Así contó Kurosawa -cuando ambos se profesaban ya un rencor invencible- la primera vez que vio actuar a Mifune: "Abrí la puerta del plató donde estaban haciendo las pruebas y quedé estupefacto. Un joven, poseído por un terrible arrebato de cólera, se movía en escena retorciéndose con violencia desatada. Era estremecedor verle, parecía un animal salvaje herido al que habían capturado y trataba de escaparse. Quedé aterrado, hasta que me di cuenta de que representaba el estado de ánimo que le habían impuesto en la prueba. Cuando terminó, se sentó abatido y percibí que era tímido [y que] tenía el talento más grande que había visto. Asombraba la velocidad con que se expresaba. Cualquier actor necesita tres metros de película para modular una expresión, pero a Mifune le basta un metro. La velocidad de sus movimientos es tal que puede crear con un solo gesto lo que otro actor necesita desglosar en tres gestos. Y lo hace con sencillez, pues su coordinación es la mas precisa que conozco".

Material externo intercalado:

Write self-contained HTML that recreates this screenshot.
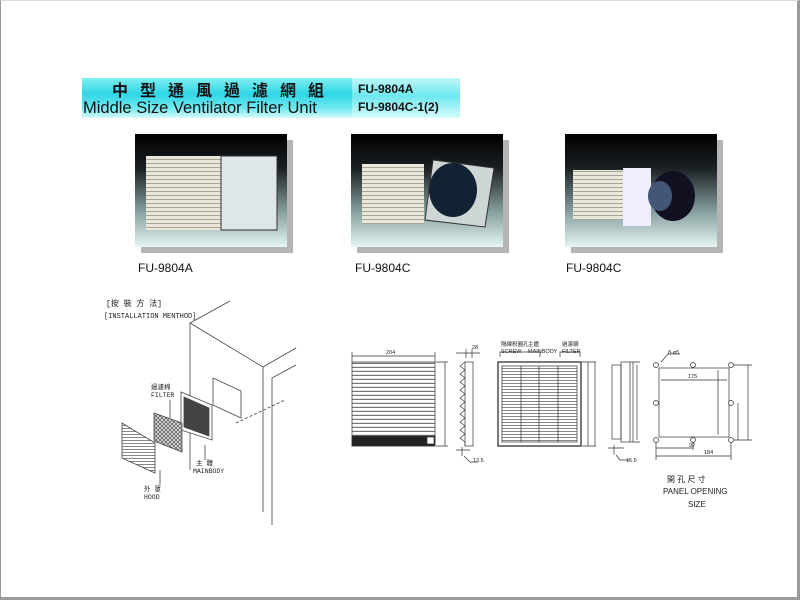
<!DOCTYPE html>
<html><head><meta charset="utf-8"><style>
html,body{margin:0;padding:0;background:#fff}
body{width:800px;height:600px;position:relative;overflow:hidden;font-family:"Liberation Sans","Noto Sans CJK TC",sans-serif}
.frame{position:absolute;left:0;top:0;width:796px;height:596px;border-left:1px solid #999;border-top:1px solid #ddd;border-right:3px solid #999;border-bottom:3px solid #999}
.banner{position:absolute;left:82px;top:78px;width:378px;height:40px;background:linear-gradient(to bottom,#7ff0f0,#2ed6e6 40%,#6fe8f0 75%,#d8fbfb)}
.banner .r{position:absolute;left:270px;top:0;width:108px;height:40px;background:linear-gradient(to bottom,#bff7f7,#6ee8ef 45%,#d5fbfb)}
.t1{position:absolute;left:30px;top:1px;font-size:16px;font-weight:bold;letter-spacing:12px;color:#111;font-family:"Noto Sans CJK TC",sans-serif;line-height:20px}
.t2{position:absolute;left:1px;top:21px;font-size:16.5px;color:#111;line-height:18px;white-space:nowrap}
.t3{position:absolute;left:276px;top:4px;font-size:12px;font-weight:bold;color:#111;line-height:14px}
.t4{position:absolute;left:276px;top:22px;font-size:12px;font-weight:bold;color:#111;line-height:14px}
.ph{position:absolute;width:152px;height:113px;background:linear-gradient(to bottom,#000 0%,#1a1f22 30%,#8aa3a3 70%,#e4f5f2 100%);box-shadow:6px 6px 0 #b5b5b5}
.cap{position:absolute;font-size:12px;color:#111}
</style></head><body>
<div class="frame"></div>
<div class="banner"><div class="r"></div>
<div class="t1">中型通風過濾網組</div>
<div class="t2">Middle Size Ventilator Filter Unit</div>
<div class="t3">FU-9804A</div>
<div class="t4">FU-9804C-1(2)</div></div>

<div class="ph" style="left:135px;top:134px"></div>
<div class="ph" style="left:351px;top:134px"></div>
<div class="ph" style="left:565px;top:134px"></div>
<div class="cap" style="left:138px;top:261px">FU-9804A</div>
<div class="cap" style="left:355px;top:261px">FU-9804C</div>
<div class="cap" style="left:566px;top:261px">FU-9804C</div>

<svg style="position:absolute;left:0;top:0" width="800" height="600" viewBox="0 0 800 600">
<defs>
<pattern id="sl" x="0" y="364" width="10" height="4" patternUnits="userSpaceOnUse"><rect width="10" height="4" fill="#fff"/><rect y="2.8" width="10" height="1.2" fill="#777"/></pattern>
<pattern id="sl2" x="0" y="0" width="10" height="4" patternUnits="userSpaceOnUse"><rect width="10" height="4" fill="#e9e7d8"/><rect y="3" width="10" height="1" fill="#a8a69a"/></pattern>
<pattern id="sl3" x="0" y="0" width="10" height="3" patternUnits="userSpaceOnUse"><rect width="10" height="3" fill="#fff"/><rect y="2" width="10" height="1" fill="#888"/></pattern>
<pattern id="mesh" width="4" height="4" patternUnits="userSpaceOnUse"><rect width="4" height="4" fill="#ddd"/><path d="M0 0L4 4M4 0L0 4" stroke="#555" stroke-width="0.7"/></pattern>
</defs>
<g>
<rect x="146" y="156" width="75" height="74" fill="url(#sl2)"/>
<rect x="221" y="156" width="56" height="74" fill="#dfe6ea" stroke="#333"/>
<rect x="362" y="164" width="62" height="60" fill="url(#sl2)"/>
<polygon points="433,160 494,168 485,227 425,220" fill="#cfd6d6" stroke="#333"/>
<ellipse cx="453" cy="190" rx="24" ry="27" fill="#123" />
<rect x="573" y="170" width="50" height="50" fill="url(#sl2)"/>
<rect x="623" y="168" width="28" height="58" fill="#eef"/>
<ellipse cx="673" cy="196" rx="22" ry="25" fill="#112" />
<ellipse cx="660" cy="196" rx="12" ry="15" fill="#457" />
</g>

<g font-family="'Liberation Mono','Noto Sans CJK TC',monospace" font-size="6.5" fill="#222">
<text x="106" y="306" font-size="8">[按 裝 方 法]</text>
<text x="104" y="318" font-size="7">[INSTALLATION MENTHOD]</text>
<text x="151" y="389">過濾棉</text><text x="151" y="397">FILTER</text>
<text x="196" y="465">主 體</text><text x="193" y="473">MAINBODY</text>
<text x="144" y="491">外 罩</text><text x="144" y="499">HOOD</text>
</g>
<g stroke="#444" stroke-width="0.8" fill="none">
<path d="M190 470V323L230 301"/>
<path d="M190 323L263 367L296 348"/>
<path d="M263 367V512"/>
<path d="M272 525V378L296 365"/>
<polygon points="213,378 241,391 241,418 213,405"/>
<path d="M236 423L285 400" stroke-dasharray="3 2"/>
<polygon points="181,392 212,405 212,440 181,430" fill="#fff"/>
<polygon points="184,397 209,408 209,436 184,427" fill="#444"/>
<polygon points="154,413 182,423 182,452 154,441" fill="url(#mesh)"/>
<polygon points="122,423 155,443 155,473 122,458" fill="url(#sl3)"/>
<path d="M170 400V418M205 445V460M160 470V485"/>
</g>

<g stroke="#333" stroke-width="0.7" fill="none" font-family="Liberation Sans,sans-serif">
<rect x="352" y="362" width="83" height="84" fill="url(#sl)"/>
<rect x="352" y="436" width="83" height="10" fill="#222"/>
<rect x="427" y="437" width="7" height="7" fill="#fff"/>
<path d="M352 356H435M352 352V362M435 352V362"/>
<path d="M436 362H448M436 446H448M445 362V446"/>
<path d="M465 362L460 366L465 370L460 374L465 378L460 382L465 386L460 390L465 394L460 398L465 402L460 406L465 410L460 414L465 418L460 422L465 426L460 430L465 434L460 438L465 442V446"/>
<rect x="465" y="362" width="8" height="84"/>
<path d="M456 353H480M466 349V358M472 349V358M456 450H470M462 447V456M464 456L470 462H478"/>
<rect x="498" y="362" width="83" height="84" stroke-width="1.3"/>
<rect x="502" y="366" width="75" height="76" fill="url(#sl3)"/>
<path d="M521 366V442M539 366V442M558 366V442"/>
<path d="M582 362H596M582 446H596M588 362V446M595 362V446"/>
<path d="M500 357V352H540M540 357V352M560 357V352H580V357"/>
<rect x="612" y="365" width="9" height="74"/>
<rect x="621" y="362" width="12" height="80"/>
<path d="M633 362H640M633 442H640M630 362V442M637 365V440M608 448H624M614 445V455M616 455L620 460H630"/>
<rect x="659" y="368" width="70" height="69"/>
<path d="M661 380H727M718 370V435M748 365V440M734 365H752M734 440H752M738 403V440M656 448H693M656 456H731M656 440V460M731 440V460M693 440V450M661 362L668 354H680"/>
<g fill="#fff" stroke="#333"><circle cx="656" cy="365" r="2.5"/><circle cx="693" cy="365" r="2.5"/><circle cx="731" cy="365" r="2.5"/><circle cx="656" cy="403" r="2.5"/><circle cx="731" cy="403" r="2.5"/><circle cx="656" cy="440" r="2.5"/><circle cx="693" cy="440" r="2.5"/><circle cx="731" cy="440" r="2.5"/></g>
</g>
<g font-family="Liberation Sans,'Noto Sans CJK TC',sans-serif" font-size="5.5" fill="#222">
<text x="386" y="354">204</text><text x="472" y="349">28</text>
<text x="473" y="462">13.5</text><text x="626" y="462">15.5</text>
<text x="501" y="346">隔線粉圓孔</text><text x="501" y="353">SCREW</text>
<text x="528" y="346">主體</text><text x="528" y="353">MAINBODY</text>
<text x="562" y="346">過濾網</text><text x="562" y="353">FILTER</text>
<text x="668" y="354">8-ø5</text><text x="688" y="378">175</text>
<text x="689" y="447">92</text><text x="704" y="454">184</text>
<text x="667" y="482" font-size="8">開 孔 尺 寸</text>
<text x="663" y="494" font-size="8">PANEL OPENING</text>
<text x="688" y="507" font-size="8">SIZE</text>
</g>
</svg>
</body></html>
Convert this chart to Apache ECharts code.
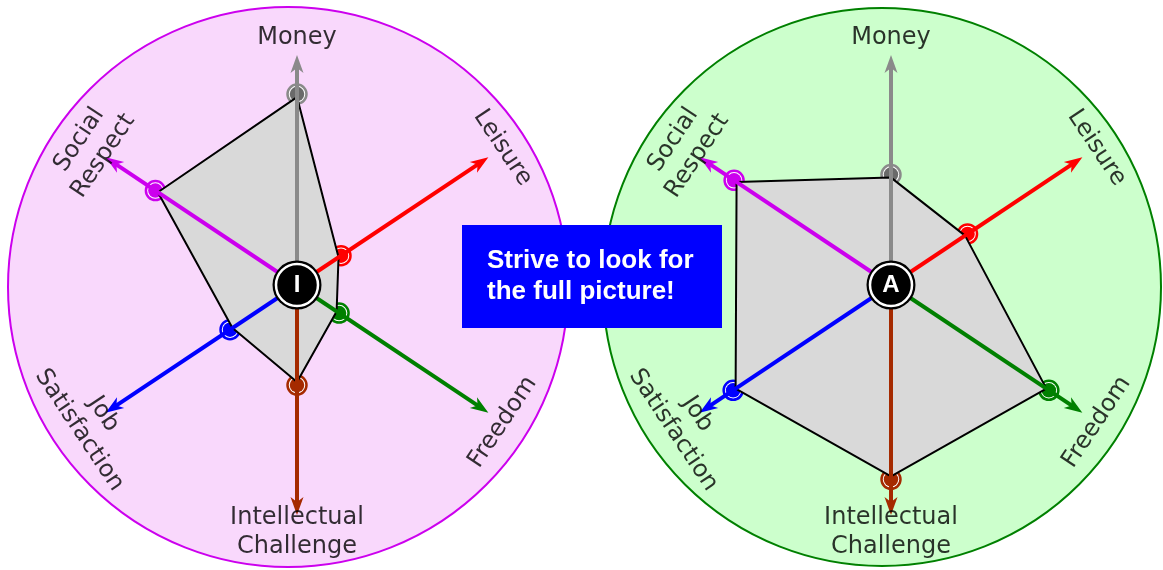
<!DOCTYPE html>
<html>
<head>
<meta charset="utf-8">
<script src="https://cdn.jsdelivr.net/npm/echarts@6/dist/echarts.min.js"></script>
<style>
  html, body { margin: 0; padding: 0; background: #fff; }
  #chart { width: 1163px; height: 570px; }
</style>
</head>
<body>
<div id="chart"></div>
<script>
// the six axes of each wheel
const axisNames = ['Money', 'Leisure', 'Freedom', 'Intellectual\nChallenge', 'Job\nSatisfaction', 'Social\nRespect']
// direction of each axis, degrees counter-clockwise from 3 o'clock
const axisAngles = [90, 33.7, 326.3, 270, 213.7, 146.3]
const axisColors = ['#8a8a8a', '#ff0000', '#008000', '#a52a00', '#0000ff', '#cc00ee']
const dotColors = ['#6a6a6a', '#ff0000', '#008000', '#a52a00', '#0000ff', '#cc00ee']

// scores on a 0..10 scale, 10 = tip of the arrow
const scoresI = [8.3, 2.3, 2.2, 4.35, 3.5, 7.4]
const scoresA = [4.8, 4.0, 8.25, 8.45, 8.25, 8.2]
const axisMax = 10

const boxText = 'Strive to look for\nthe full picture!'

const wheels = [
  { letter: 'I', scores: scoresI, center: [297, 285], disc: [288, 287], discR: 280, fill: '#f9d8fc', border: '#cc00ee' },
  { letter: 'A', scores: scoresA, center: [891, 285], disc: [882, 287], discR: 279, fill: '#ccffcc', border: '#008000' },
]

const RADIUS_MAX = 12      // radius axis max, 276px -> 23px per unit
const LABEL_R = 10.75
const ARROW_HALF = 0.39
const VERTEX_INSET = 0.13  // polygon corners sit on the inner edge of the markers
const ARROW = 'path://M6.5,0L13,18L6.5,13L0,18Z'
const LABEL_FONT = 'DejaVu Sans'

function labelRotate(a) {
  return a <= 180 ? a - 90 : a - 270
}

const chart = echarts.init(document.getElementById('chart'))

const polar = []
const angleAxis = []
const radiusAxis = []
const series = []

wheels.forEach((w, k) => {
  const bg = 2 * k
  const pi = 2 * k + 1

  // background disc: one radius band filled, the angle axis line is the rim
  polar.push({ center: w.disc, radius: w.discR })
  angleAxis.push({
    polarIndex: bg, type: 'value', min: 0, max: 360, interval: 90, startAngle: 0, clockwise: false,
    axisLine: { show: true, lineStyle: { color: w.border, width: 2 } },
    axisTick: { show: false }, axisLabel: { show: false }, splitLine: { show: false }, splitArea: { show: false },
  })
  radiusAxis.push({
    polarIndex: bg, type: 'value', min: 0, max: 1, interval: 1,
    axisLine: { show: false }, axisTick: { show: false }, axisLabel: { show: false }, splitLine: { show: false },
    splitArea: { show: true, areaStyle: { color: [w.fill], opacity: 1 } },
  })

  // wheel itself
  polar.push({ center: w.center, radius: RADIUS_MAX * 23 })
  angleAxis.push({ polarIndex: pi, type: 'value', min: 0, max: 360, startAngle: 0, clockwise: false, show: false })
  radiusAxis.push({ polarIndex: pi, type: 'value', min: 0, max: RADIUS_MAX, show: false })

  // target markers under the polygon
  series.push({
    type: 'scatter', coordinateSystem: 'polar', polarIndex: pi, z: 2, silent: true, symbolSize: 19,
    data: w.scores.map((v, i) => ({
      value: [v, axisAngles[i]],
      itemStyle: { color: '#fff', borderColor: axisColors[i], borderWidth: 2.5, opacity: 1 },
    })),
  })
  series.push({
    type: 'scatter', coordinateSystem: 'polar', polarIndex: pi, z: 2, silent: true, symbolSize: 14.5,
    data: w.scores.map((v, i) => ({
      value: [v, axisAngles[i]],
      itemStyle: { color: dotColors[i], opacity: 1 },
    })),
  })

  // score polygon
  const ring = w.scores.map((v, i) => [v - VERTEX_INSET, axisAngles[i]])
  series.push({
    type: 'line', coordinateSystem: 'polar', polarIndex: pi, z: 3, silent: true, symbol: 'none',
    data: [...ring, ring[0]],
    lineStyle: { color: '#000', width: 2 },
    areaStyle: { color: '#d9d9d9', opacity: 1 },
  })

  // spokes with arrows
  axisAngles.forEach((a, i) => {
    series.push({
      type: 'line', coordinateSystem: 'polar', polarIndex: pi, z: 4, silent: true,
      lineStyle: { color: axisColors[i], width: 4 },
      itemStyle: { color: axisColors[i], borderWidth: 0 },
      data: [
        { value: [0, a], symbol: 'none' },
        { value: [axisMax - ARROW_HALF, a], symbol: ARROW, symbolSize: [13, 18], symbolRotate: a - 90 },
      ],
    })
  })

  // axis names
  series.push({
    type: 'scatter', coordinateSystem: 'polar', polarIndex: pi, z: 4, silent: true, symbolSize: 1,
    itemStyle: { color: 'transparent' },
    label: {
      show: true, position: 'inside', color: '#000', fontFamily: LABEL_FONT, fontSize: 24, lineHeight: 29,
      formatter: p => p.name,
    },
    data: axisNames.map((name, i) => ({
      name, value: [LABEL_R, axisAngles[i]], label: { rotate: labelRotate(axisAngles[i]) },
    })),
  })

  // centre badge
  series.push({
    type: 'scatter', coordinateSystem: 'polar', polarIndex: pi, z: 5, silent: true, symbolSize: 49,
    itemStyle: { color: '#000', opacity: 1 },
    data: [[0, 0]],
  })
  series.push({
    type: 'scatter', coordinateSystem: 'polar', polarIndex: pi, z: 5, silent: true, symbolSize: 42,
    itemStyle: { color: '#000', borderColor: '#fff', borderWidth: 2.5, opacity: 1 },
    label: {
      show: true, position: 'inside', formatter: w.letter, color: '#fff',
      fontFamily: 'Liberation Sans', fontWeight: 'bold', fontSize: 24,
    },
    data: [[0, 0]],
  })
})

chart.setOption({
  animation: false,
  polar,
  angleAxis,
  radiusAxis,
  series,
  graphic: [
    { type: 'rect', z: 100, shape: { x: 462, y: 225, width: 260, height: 103 }, style: { fill: '#0000ff' } },
    {
      type: 'text', z: 101, x: 487, y: 276,
      style: {
        text: boxText, fill: '#fff', font: 'bold 26px "Liberation Sans"', lineHeight: 31,
        align: 'left', verticalAlign: 'middle',
      },
    },
  ],
})
</script>
</body>
</html>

Fue generoso Kurosawa. Los dos hombres, atrincherados detrás de corazas autoprotectoras que les convertían en tercos como mulas, acabaron su amistad de mala e irrecuperable manera, tras el rodaje de Barbarroja en 1965. No volvieron a verse nunca, ni nunca alcanzaron lo que habían alcanzado juntos, en sus días de triunfo en el festival de Venecia (con Rashomon en 1950 y Los siete samurais en 1954), donde Mifune ganó dos veces la Copa Volpi al mejor intérprete. Pero no olvidaron que en esta última película, una de las más hermosas que se han hecho, el director llegó -hazaña complejísima, si se ve la precisión del resultado, sobre todo en la primera versión del filme, una hora más larga que la comercializada- a encuadrar simultáneamente con tres cámaras en movimiento la figura (inquieta como una lagartija) del actor, en la genial escena en que el aprendiz de samurai Mifune explora en silencio -únicamente se oyen sus sigilosos pasos entre la fronda y sus rítmicos jadeos ritualizados con actitudes de teatro tradicional- los alrededores de la aldea acosada por los bandidos. Pocas veces se ha logrado que una escena muda contenga tanta locuacidad, pues en ella Mifune expresa los bruscos vaivenes de su ánimo con todo su cuerpo.

Horas después de morir (a los 77 años) Mifune, Kurosawa (diez más viejo que él) salió de su mutismo y dijo esta oración fúnebre por el actor muerto: "Nunca imaginé que moriría antes que yo. Habría ido a verle y decirle que no había nadie mejor que él".